§ EXERCISE GOAL: Restate each of the lines below word for word and drop every picture.
◆ ◆ ◆
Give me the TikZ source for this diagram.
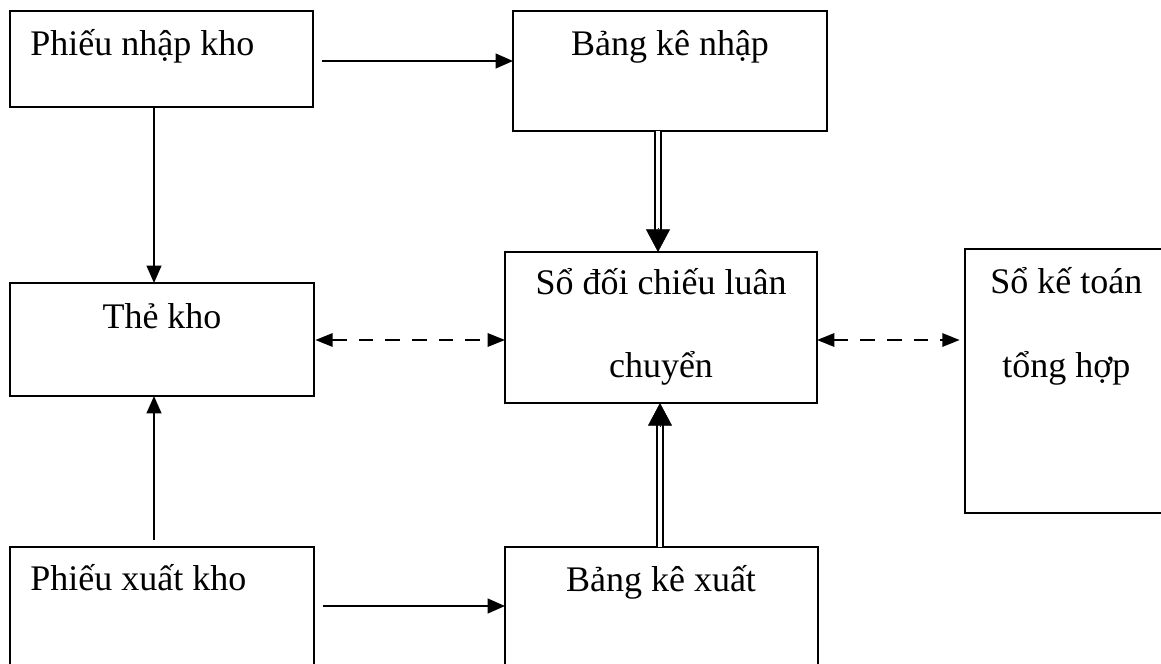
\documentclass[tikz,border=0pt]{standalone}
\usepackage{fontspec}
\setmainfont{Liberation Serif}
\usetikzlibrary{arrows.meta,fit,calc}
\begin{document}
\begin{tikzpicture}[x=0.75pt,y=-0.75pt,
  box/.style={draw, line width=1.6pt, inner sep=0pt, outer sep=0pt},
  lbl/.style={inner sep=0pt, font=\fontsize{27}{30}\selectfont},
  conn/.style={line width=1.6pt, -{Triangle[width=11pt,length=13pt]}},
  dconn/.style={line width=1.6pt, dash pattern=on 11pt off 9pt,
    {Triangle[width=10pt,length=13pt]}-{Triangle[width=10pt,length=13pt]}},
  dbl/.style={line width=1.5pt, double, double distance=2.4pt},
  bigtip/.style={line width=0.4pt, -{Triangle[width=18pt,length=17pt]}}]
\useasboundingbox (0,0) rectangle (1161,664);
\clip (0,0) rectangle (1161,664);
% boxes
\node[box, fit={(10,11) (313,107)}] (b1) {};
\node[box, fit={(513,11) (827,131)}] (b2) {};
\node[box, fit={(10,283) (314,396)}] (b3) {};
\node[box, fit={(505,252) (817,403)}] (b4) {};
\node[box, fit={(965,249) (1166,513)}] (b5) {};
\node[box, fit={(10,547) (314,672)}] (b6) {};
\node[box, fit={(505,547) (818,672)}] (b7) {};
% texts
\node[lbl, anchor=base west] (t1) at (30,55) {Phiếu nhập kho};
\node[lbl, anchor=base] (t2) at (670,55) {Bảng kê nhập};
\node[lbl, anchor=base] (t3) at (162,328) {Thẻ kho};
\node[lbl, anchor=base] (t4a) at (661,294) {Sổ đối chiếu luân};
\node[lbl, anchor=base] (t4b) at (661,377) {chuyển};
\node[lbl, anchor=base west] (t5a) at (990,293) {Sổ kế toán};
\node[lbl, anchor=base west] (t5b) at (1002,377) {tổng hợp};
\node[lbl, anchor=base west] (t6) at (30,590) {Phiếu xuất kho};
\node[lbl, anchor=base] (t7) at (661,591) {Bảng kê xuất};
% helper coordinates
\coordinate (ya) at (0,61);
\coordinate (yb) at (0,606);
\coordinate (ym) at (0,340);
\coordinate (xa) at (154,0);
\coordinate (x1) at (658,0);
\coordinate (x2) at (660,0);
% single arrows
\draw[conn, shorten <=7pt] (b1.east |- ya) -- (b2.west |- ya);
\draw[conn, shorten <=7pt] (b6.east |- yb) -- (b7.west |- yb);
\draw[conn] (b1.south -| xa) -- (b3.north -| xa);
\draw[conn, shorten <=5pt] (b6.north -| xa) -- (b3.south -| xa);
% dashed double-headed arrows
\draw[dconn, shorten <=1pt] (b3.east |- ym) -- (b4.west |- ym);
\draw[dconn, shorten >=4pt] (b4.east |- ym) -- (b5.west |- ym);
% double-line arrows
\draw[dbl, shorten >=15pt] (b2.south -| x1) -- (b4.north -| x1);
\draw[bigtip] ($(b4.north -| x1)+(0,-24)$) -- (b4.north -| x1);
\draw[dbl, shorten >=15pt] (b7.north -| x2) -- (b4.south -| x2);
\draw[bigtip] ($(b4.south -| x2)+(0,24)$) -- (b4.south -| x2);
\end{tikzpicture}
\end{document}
◆ ◆ ◆
§ RESULT OF THE EXERCISE:
Give me the TikZ source for this diagram.
\documentclass[tikz,border=0pt]{standalone}
\usepackage{fontspec}
\setmainfont{Liberation Serif}
\usetikzlibrary{arrows.meta,fit,calc}
\begin{document}
\begin{tikzpicture}[x=0.75pt,y=-0.75pt,
  box/.style={draw, line width=1.6pt, inner sep=0pt, outer sep=0pt},
  lbl/.style={inner sep=0pt, font=\fontsize{27}{30}\selectfont},
  conn/.style={line width=1.6pt, -{Triangle[width=11pt,length=13pt]}},
  dconn/.style={line width=1.6pt, dash pattern=on 11pt off 9pt,
    {Triangle[width=10pt,length=13pt]}-{Triangle[width=10pt,length=13pt]}},
  dbl/.style={line width=1.5pt, double, double distance=2.4pt},
  bigtip/.style={line width=0.4pt, -{Triangle[width=18pt,length=17pt]}}]
\useasboundingbox (0,0) rectangle (1161,664);
\clip (0,0) rectangle (1161,664);
% boxes
\node[box, fit={(10,11) (313,107)}] (b1) {};
\node[box, fit={(513,11) (827,131)}] (b2) {};
\node[box, fit={(10,283) (314,396)}] (b3) {};
\node[box, fit={(505,252) (817,403)}] (b4) {};
\node[box, fit={(965,249) (1166,513)}] (b5) {};
\node[box, fit={(10,547) (314,672)}] (b6) {};
\node[box, fit={(505,547) (818,672)}] (b7) {};
% texts
\node[lbl, anchor=base west] (t1) at (30,55) {Phiếu nhập kho};
\node[lbl, anchor=base] (t2) at (670,55) {Bảng kê nhập};
\node[lbl, anchor=base] (t3) at (162,328) {Thẻ kho};
\node[lbl, anchor=base] (t4a) at (661,294) {Sổ đối chiếu luân};
\node[lbl, anchor=base] (t4b) at (661,377) {chuyển};
\node[lbl, anchor=base west] (t5a) at (990,293) {Sổ kế toán};
\node[lbl, anchor=base west] (t5b) at (1002,377) {tổng hợp};
\node[lbl, anchor=base west] (t6) at (30,590) {Phiếu xuất kho};
\node[lbl, anchor=base] (t7) at (661,591) {Bảng kê xuất};
% helper coordinates
\coordinate (ya) at (0,61);
\coordinate (yb) at (0,606);
\coordinate (ym) at (0,340);
\coordinate (xa) at (154,0);
\coordinate (x1) at (658,0);
\coordinate (x2) at (660,0);
% single arrows
\draw[conn, shorten <=7pt] (b1.east |- ya) -- (b2.west |- ya);
\draw[conn, shorten <=7pt] (b6.east |- yb) -- (b7.west |- yb);
\draw[conn] (b1.south -| xa) -- (b3.north -| xa);
\draw[conn, shorten <=5pt] (b6.north -| xa) -- (b3.south -| xa);
% dashed double-headed arrows
\draw[dconn, shorten <=1pt] (b3.east |- ym) -- (b4.west |- ym);
\draw[dconn, shorten >=4pt] (b4.east |- ym) -- (b5.west |- ym);
% double-line arrows
\draw[dbl, shorten >=15pt] (b2.south -| x1) -- (b4.north -| x1);
\draw[bigtip] ($(b4.north -| x1)+(0,-24)$) -- (b4.north -| x1);
\draw[dbl, shorten >=15pt] (b7.north -| x2) -- (b4.south -| x2);
\draw[bigtip] ($(b4.south -| x2)+(0,24)$) -- (b4.south -| x2);
\end{tikzpicture}
\end{document}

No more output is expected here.